Accounting for intersubjectivity should lead us to question whether even the most rigorous empirical research is capable of understanding and judging the value of criminal justice reform.
Taking intersubjectivity seriously can help explain why criminal justice reform’s efforts to engineer social outcomes often struggle to achieve their intended goals — but also why we must keep trying. One common reason for failure might be that reforms tend to presume to know what people are thinking, rather than asking and meaningfully engaging them. What if the presumptions are wrong? What if people resist otherwise sound reforms because they feel disrespected by the people implementing them, even if they are acting with the best intentions and mean no disrespect?
Accounting for intersubjectivity should also lead us to be skeptical of whether even seemingly simple direct interventions like cash assistance will easily or necessarily work as intended. It’s tempting to assume that implementing this kind of program would be just like turning on a light switch. But that’s never the case with any efforts that involve multiple people or benefits that have social significance. For a direct assistance program to work, program staff need to think hard about how the way they deliver assistance might negatively affect the people they are trying to help. For instance, what should program staff do in cases where there’s evidence of domestic violence or other forms of harm or exploitation? Should the program be concerned about how benefits might impact people’s self-esteem or desire to find work or engage in other prosocial activities? These are hard and complex questions that are rooted in how we understand and interact with each other. And there’s no guarantee we’ll ever be able to get to them with an engineer-like precision.
More fundamentally, accounting for intersubjectivity should lead us to question whether even the most rigorous empirical research is capable of understanding and judging the value of criminal justice reform. Of course, outcomes matter, especially if there’s research that demonstrates a particular kind of reform causes harm. But beyond preventing bad outcomes, in my experience, research that narrowly focuses on “what works” tends to distort the unique intersubjective value of criminal justice reform.
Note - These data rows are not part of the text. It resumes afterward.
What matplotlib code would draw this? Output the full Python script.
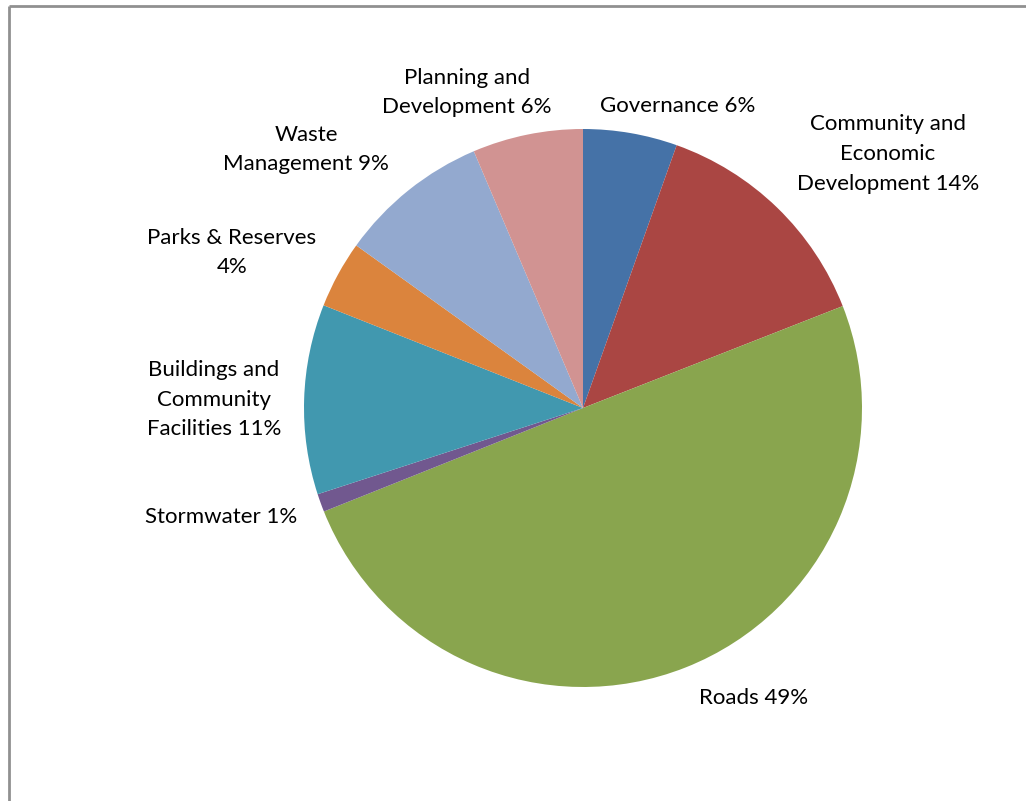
import matplotlib
matplotlib.use("Agg")
import matplotlib.pyplot as plt

categories = ["Governance", "Community and\nEconomic\nDevelopment", "Roads", "Stormwater",
              "Buildings and\nCommunity\nFacilities", "Parks & Reserves\n", "Waste\nManagement",
              "Planning and\nDevelopment"]
values = [5.45, 13.6, 49.9, 1.05, 11.0, 3.9, 8.7, 6.4]
pct_labels = ["6%", "14%", "49%", "1%", "11%", "4%", "9%", "6%"]
colors = ["#4572A7", "#AA4643", "#89A54E", "#71588F", "#4198AF", "#DB843D", "#93A9CF", "#D19392"]

# label anchor positions in pixel coordinates (x, y from top)
label_pos = [(678, 105.5), (888, 154), (754, 698), (221, 517), (214, 399.5), (232, 252.5), (306, 149.5), (467, 92.5)]

W, H = 1026, 801
fig = plt.figure(figsize=(W / 100, H / 100), dpi=100)
ax = fig.add_axes([0, 0, 1, 1])

cx, cy, r = 583, H - 408, 279
ax.pie(values, colors=colors, startangle=90, counterclock=False,
       center=(cx, cy), radius=r, frame=True,
       wedgeprops=dict(linewidth=0))
ax.set_xlim(0, W)
ax.set_ylim(0, H)
ax.set_aspect("equal")
ax.axis("off")

for cat, pct, (x, y) in zip(categories, pct_labels, label_pos):
    txt = cat + pct if cat.endswith("\n") else cat + " " + pct
    ax.text(x, H - y, txt, ha="center", va="center", fontsize=16, family="Lato",
            linespacing=1.62, color="black")

# outer frame
ax.plot([9, 9], [0, H - 6], color="#909090", lw=2, solid_capstyle="butt")
ax.plot([9, W], [H - 6, H - 6], color="#909090", lw=2, solid_capstyle="butt")

fig.savefig("out.png", dpi=100)
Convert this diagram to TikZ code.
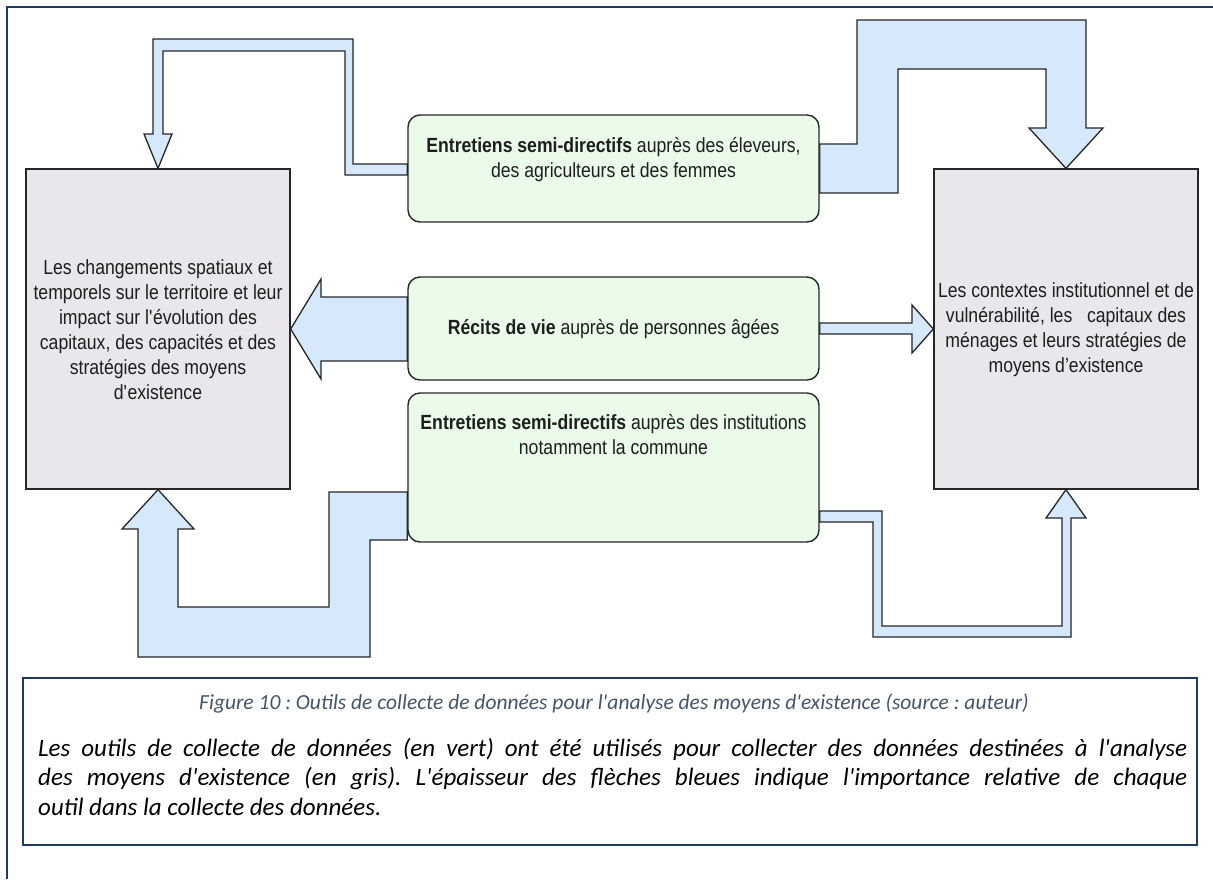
\documentclass[tikz,border=0pt]{standalone}
\usepackage{fontspec}
\setmainfont{Liberation Sans}[FakeStretch=0.86]
\newfontfamily\capfont{Carlito}
\usetikzlibrary{calc,backgrounds}

\definecolor{frameblue}{HTML}{1F3864}
\definecolor{capgray}{HTML}{44546A}
\definecolor{greenfill}{HTML}{EAFBEA}
\definecolor{grayfill}{HTML}{E9E7EC}
\definecolor{arrowfill}{HTML}{D5E8FC}
\definecolor{edgecol}{HTML}{262626}
\definecolor{txtcol}{HTML}{1E1E1E}

% straight apostrophe
\newcommand{\apos}{\textquotesingle}

\tikzset{
  greenbox/.style={draw=edgecol, fill=greenfill, line width=1.4pt, rounded corners=12pt,
    minimum width=411pt, inner sep=0pt},
  graybox/.style={draw=edgecol, fill=grayfill, line width=1.3pt,
    minimum width=264pt, minimum height=320pt, inner sep=0pt},
  boxtext/.style={text=txtcol, align=center, inner sep=0pt,
    font=\fontsize{20.5pt}{25pt}\selectfont},
  blockarrow/.style={draw=edgecol, fill=arrowfill, line width=1.3pt, line join=miter},
}

\begin{document}
\frenchspacing
\begin{tikzpicture}[x=1pt, y=-1pt]
\useasboundingbox (0,0) rectangle (1213,879);

% outer page frame
\draw[frameblue, line width=2.2pt] (7,879) -- (7,7) -- (1213,7);

% analysis boxes (grey)
\node[graybox] (lg) at (158,329) {};
\node[boxtext] (lgt) at (158,330) {Les changements spatiaux et\\temporels sur le territoire et leur\\impact sur l\apos évolution des\\capitaux, des capacités et des\\stratégies des moyens\\d\apos existence};
\node[graybox] (rg) at (1066,329) {};
\node[boxtext] (rgt) at (1066,330) {Les contextes institutionnel et de\\vulnérabilité, les\ \ \ capitaux des\\ménages et leurs stratégies de\\moyens d’existence};

% data collection tools (green)
\node[greenbox, minimum height=107pt] (g1) at (613.5,168.5) {};
\node[boxtext] (g1t) at (613.5,160) {\textbf{Entretiens semi-directifs} auprès des éleveurs,\\des agriculteurs et des femmes};
\node[greenbox, minimum height=103pt] (g2) at (613.5,328.5) {};
\node[boxtext] (g2t) at (613.5,329) {\textbf{Récits de vie} auprès de personnes âgées};
\node[greenbox, minimum height=149pt] (g3) at (613.5,467.5) {};
\node[boxtext] (g3t) at (613.5,435) {\textbf{Entretiens semi-directifs} auprès des institutions\\notamment la commune};

% block arrows, widths showing the weight of each tool
\begin{scope}[on background layer]
\draw[blockarrow] (g1.west |- 0,164) -- (353,164) -- (353,39) -- (153,39) -- (153,134)
  -- (144,134) -- (lg.north) -- (172,134) -- (163,134) -- (163,51) -- (345,51)
  -- (345,175) -- (g1.west |- 0,175) -- cycle;
\draw[blockarrow] (g1.east |- 0,144) -- (857,144) -- (857,20) -- (1086,20) -- (1086,128)
  -- (1103,128) -- (rg.north) -- (1029,128) -- (1046,128) -- (1046,69) -- (898,69)
  -- (898,193) -- (g1.east |- 0,193) -- cycle;
\draw[blockarrow] (g2.west |- 0,297) -- (321,297) -- (321,279) -- (lg.east)
  -- (321,379) -- (321,361) -- (g2.west |- 0,361) -- cycle;
\draw[blockarrow] (g2.east |- 0,323) -- (912,323) -- (912,305) -- (rg.west)
  -- (912,353) -- (912,334) -- (g2.east |- 0,334) -- cycle;
\draw[blockarrow] (g3.west |- 0,492) -- (329,492) -- (329,607) -- (178,607) -- (178,529)
  -- (194,529) -- (lg.south) -- (122,529) -- (138,529) -- (138,657) -- (370,657)
  -- (370,540) -- (g3.west |- 0,540) -- cycle;
\draw[blockarrow] (g3.east |- 0,511) -- (882,511) -- (882,626) -- (1062,626) -- (1062,518)
  -- (1046,518) -- (rg.south) -- (1086,518) -- (1071,518) -- (1071,637) -- (873,637)
  -- (873,522) -- (g3.east |- 0,522) -- cycle;
\end{scope}

% caption frame and text
\node[draw=frameblue, line width=2.5pt, minimum width=1174pt, minimum height=167pt,
  inner sep=0pt] (cap) at (610,761.5) {};
\node[text=capgray, inner sep=0pt, font=\capfont\itshape\fontsize{21.5pt}{25pt}\selectfont]
  (title) at (614,703) {Figure 10 : Outils de collecte de données pour l\apos analyse des moyens d\apos existence (source : auteur)};
\node[anchor=north west, inner sep=0pt, align=left,
  font=\capfont\itshape\fontsize{25pt}{29.5pt}\selectfont] (body) at (38,738)
  {\makebox[1149pt][s]{Les outils de collecte de données (en vert) ont été utilisés pour collecter des données destinées à l\apos analyse}\\
   \makebox[1149pt][s]{des moyens d\apos existence (en gris). L\apos épaisseur des flèches bleues indique l\apos importance relative de chaque}\\
   outil dans la collecte des données.};
\end{tikzpicture}
\end{document}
At its best, the aspirations of criminal justice reform serve as an important reason to bring different stakeholders together to work for the common good. I would argue that Stevenson’s work taps into these same values. While I have critiqued parts of her argument, I have done so with respect for her insights and the courage she has shown challenging some of the most fundamental assumptions of her own academic discipline. If there’s value in the argument I have made, it has come from wrestling with the issues and questions that she has raised.